Export Tax Rebate Guide for Foreign Trade Firms

This article provides a detailed interpretation of all aspects of export tax rebates for foreign trade enterprises. It covers the preparation of customs declarations, input invoices, and output invoices, as well as the process of selecting and confirming input invoices and filing for tax rebates. The aim is to help foreign trade enterprises clarify their understanding of export tax rebates, avoid common mistakes, and efficiently complete the rebate process.
Export Tax Rebate Guide for Foreign Trade Firms

For many businesses engaged in international trade, the export tax rebate process can seem daunting. With multiple documents including customs declarations, input invoices, and output invoices requiring meticulous alignment, even minor discrepancies can lead to delays or denials. This guide breaks down each critical step to help streamline your export tax rebate process.

1. Customs Declaration: The Foundation of Tax Rebates

The customs declaration serves as the primary document for export tax rebates, requiring absolute accuracy.
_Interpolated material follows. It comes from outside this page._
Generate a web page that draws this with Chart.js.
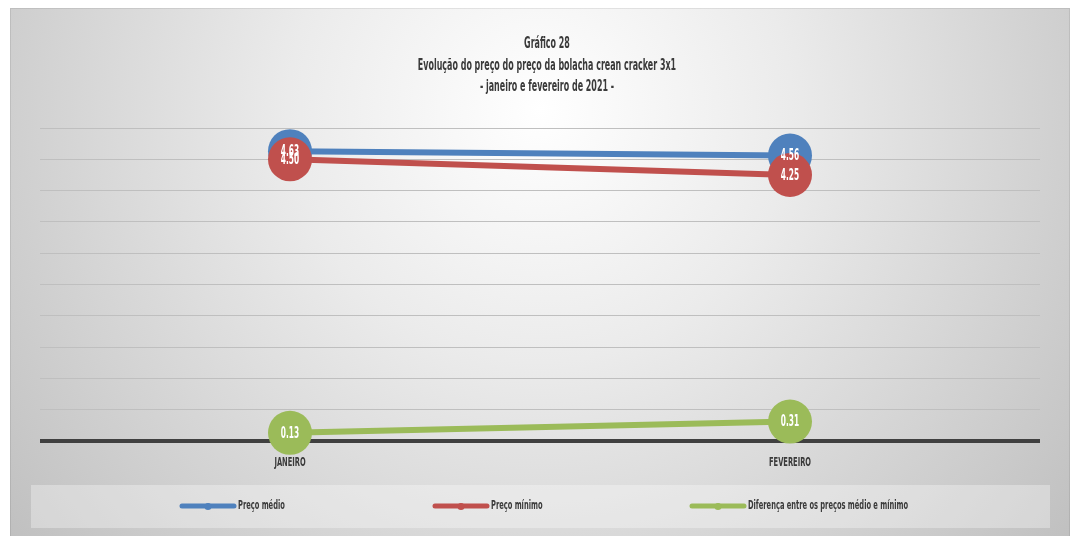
<!DOCTYPE html>
<html>
<head>
<meta charset="utf-8">
<script src="https://cdn.jsdelivr.net/npm/chart.js@4/dist/chart.umd.min.js"></script>
<style>
  html, body { margin: 0; padding: 0; background: #ffffff; }
  #wrap { width: 1074px; height: 536px; position: relative; }
</style>
</head>
<body>
<div id="wrap"><canvas id="c" width="1074" height="536"></canvas></div>
<script>
// Months on the x axis
const categories = ['JANEIRO', 'FEVEREIRO'];

// Prices (R$) per month
const precoMedio = [4.63, 4.56];
const precoMinimo = [4.50, 4.25];
const diferenca = [0.13, 0.31];

const seriesNames = ['Preço médio', 'Preço mínimo', 'Diferença entre os preços médio e mínimo'];
const seriesColors = ['#4F81BD', '#C0504D', '#9BBB59'];

const titleLines = [
  'Gráfico 28',
  'Evolução do preço do preço da bolacha crean cracker 3x1',
  '- janeiro e fevereiro de 2021 -'
];

const FONT = "'DejaVu Sans Condensed', 'Liberation Sans Narrow', sans-serif";
const TEXT_COLOR = '#3a3a3a';

// Draws bold text squeezed horizontally, giving a tall narrow face
function condensedText(ctx, text, x, y, size, squeeze, color, align) {
  ctx.save();
  ctx.translate(x, y);
  ctx.scale(squeeze, 1);
  ctx.font = 'bold ' + size + 'px ' + FONT;
  ctx.fillStyle = color;
  ctx.textAlign = align || 'center';
  ctx.textBaseline = 'middle';
  ctx.fillText(text, 0, 0);
  ctx.restore();
}

// Panel background with soft radial shading and the legend strip
const backgroundPlugin = {
  id: 'panelBackground',
  beforeDraw(chart) {
    const ctx = chart.ctx;
    ctx.save();
    ctx.fillStyle = '#ffffff';
    ctx.fillRect(0, 0, chart.width, chart.height);
    const g = ctx.createRadialGradient(540, 110, 0, 540, 110, 720);
    g.addColorStop(0, '#ffffff');
    g.addColorStop(0.35, '#ebebeb');
    g.addColorStop(1, '#bcbcbc');
    ctx.fillStyle = g;
    ctx.fillRect(10, 8, 1060, 528);
    ctx.strokeStyle = 'rgba(0,0,0,0.08)';
    ctx.lineWidth = 1;
    ctx.strokeRect(10.5, 8.5, 1059, 528);
    ctx.fillStyle = 'rgba(255,255,255,0.32)';
    ctx.fillRect(31, 485, 1019, 43);
    ctx.restore();
  }
};

// Three-line heading above the plot
const headingPlugin = {
  id: 'heading',
  afterDraw(chart) {
    const cx = (chart.chartArea.left + chart.chartArea.right) / 2 + 7;
    const ys = [44, 66, 87];
    titleLines.forEach((t, i) => condensedText(chart.ctx, t, cx, ys[i], 15, 0.59, TEXT_COLOR));
  }
};

// Month names under the axis, placed by the category scale
const monthLabelPlugin = {
  id: 'monthLabels',
  afterDraw(chart) {
    const xs = chart.scales.x;
    xs.ticks.forEach((tk, i) => {
      const x = xs.getPixelForTick(i);
      condensedText(chart.ctx, xs.getLabelForValue(tk.value), x, chart.chartArea.bottom + 22, 12, 0.62, TEXT_COLOR);
    });
  }
};

// Value labels centred in each marker
const valueLabelPlugin = {
  id: 'valueLabels',
  afterDatasetsDraw(chart) {
    chart.data.datasets.forEach((ds, i) => {
      const meta = chart.getDatasetMeta(i);
      meta.data.forEach((pt, j) => {
        condensedText(chart.ctx, ds.data[j].toFixed(2), pt.x, pt.y + 1, 15, 0.55, '#ffffff');
      });
    });
  }
};

// Legend laid out in fixed columns along the bottom strip
const legendPlugin = {
  id: 'columnLegend',
  afterDraw(chart) {
    const ctx = chart.ctx;
    const starts = [180, 433, 690];
    const y = 506;
    chart.data.datasets.forEach((ds, i) => {
      const x = starts[i];
      ctx.save();
      ctx.strokeStyle = ds.borderColor;
      ctx.lineWidth = 5;
      ctx.lineCap = 'round';
      ctx.beginPath();
      ctx.moveTo(x + 2, y);
      ctx.lineTo(x + 54, y);
      ctx.stroke();
      ctx.fillStyle = ds.borderColor;
      ctx.beginPath();
      ctx.arc(x + 28, y + 0.5, 3.5, 0, Math.PI * 2);
      ctx.fill();
      ctx.restore();
      condensedText(ctx, ds.label, x + 58, y, 12, 0.62, TEXT_COLOR, 'left');
    });
  }
};

function makeDataset(label, data, color, order) {
  return {
    label: label,
    data: data,
    borderColor: color,
    backgroundColor: color,
    borderWidth: 6,
    pointRadius: 22,
    pointHoverRadius: 22,
    pointBackgroundColor: color,
    pointBorderColor: color,
    pointBorderWidth: 0,
    tension: 0,
    clip: false,
    order: order
  };
}

new Chart(document.getElementById('c'), {
  type: 'line',
  data: {
    labels: categories,
    datasets: [
      makeDataset(seriesNames[0], precoMedio, seriesColors[0], 3),
      makeDataset(seriesNames[1], precoMinimo, seriesColors[1], 2),
      makeDataset(seriesNames[2], diferenca, seriesColors[2], 1)
    ]
  },
  options: {
    responsive: false,
    animation: false,
    events: [],
    layout: { padding: { top: 128, left: 40, right: 34, bottom: 55 } },
    plugins: {
      legend: { display: false },
      tooltip: { enabled: false },
      title: { display: false }
    },
    scales: {
      x: {
        offset: true,
        grid: { display: false, drawTicks: false },
        border: { display: false },
        ticks: { display: false },
        afterFit(scale) { scale.height = 40; }
      },
      y: {
        min: 0,
        max: 5,
        ticks: { display: false, stepSize: 0.5 },
        border: { display: false },
        grid: {
          drawTicks: false,
          color: (c) => (c.tick && c.tick.value === 0 ? '#404040' : '#bfbfbf'),
          lineWidth: (c) => (c.tick && c.tick.value === 0 ? 4 : 1)
        },
        afterFit(scale) { scale.width = 0; }
      }
    }
  },
  plugins: [backgroundPlugin, headingPlugin, monthLabelPlugin, valueLabelPlugin, legendPlugin]
});
</script>
</body>
</html>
There are two common types:

  • Horizontal Version (Pre-recorded Sheet): Typically obtained by business departments during export declaration or through freight forwarders. However, as it may lack complete information such as export dates or full declaration numbers, it's not recommended for tax rebate applications.
  • Vertical Version (Export Rebate Copy): Clearly marked with "Export Rebate Copy" in the top right corner, this is the preferred document for rebate applications. It can be obtained by logging into the China Electronic Port website with an electronic port card or USB key.

2. Input Invoices: The Basis for Deductions

Input invoices are crucial for calculating deductible taxes. Key considerations include:

  • Invoicing Timeline: Input invoices can be issued either before or after customs declaration without affecting rebate eligibility.
  • Document Consistency: Product names, models, quantities, and units must exactly match the customs declaration. Pay particular attention to units - the first line on the customs declaration is considered the primary unit and should be prioritized when issuing invoices.
  • Attention to Detail: Even minor discrepancies in punctuation or wording can lead to rebate rejection, necessitating thorough verification.

3. Output Invoices: Revenue Recognition

Output invoices serve as proof of export income and must be based on customs declarations:

  • Tax Rates: Determine applicable rates (typically 0% or tax-exempt) by checking product codes.
  • Pro Forma Invoices: When required by local tax authorities, pro forma invoices may be issued with corresponding un-invoiced revenue declarations.
  • Revenue Recognition Timing: Ideally, revenue should be recognized in the month of export declaration, though local tax authority requirements may vary.
  • Exchange Rates: Use the exchange rate from the first day of the export month as indicated on the customs declaration.

4. Input Invoice Verification: Preparing for Rebates

Verifying input invoices through the electronic tax system is essential before rebate application:

  • Verification Platform: Conducted through the electronic tax system.
  • Timing and Frequency: Verification can be performed multiple times within a month as needed.

5. Rebate Application: The Final Step

After completing all preceding steps, businesses can apply for export tax rebates the following month:

  • Application Timing: Typically, input invoices verified in one month can be used for rebate applications the next month.
  • Application Channel: Uniformly processed through the export tax rebate module of the electronic tax system.

Conclusion

While the export tax rebate process may appear complex, understanding each component and adhering to regulations enables smooth completion. By following these guidelines and avoiding common pitfalls, businesses can efficiently secure tax rebates and enhance their financial performance.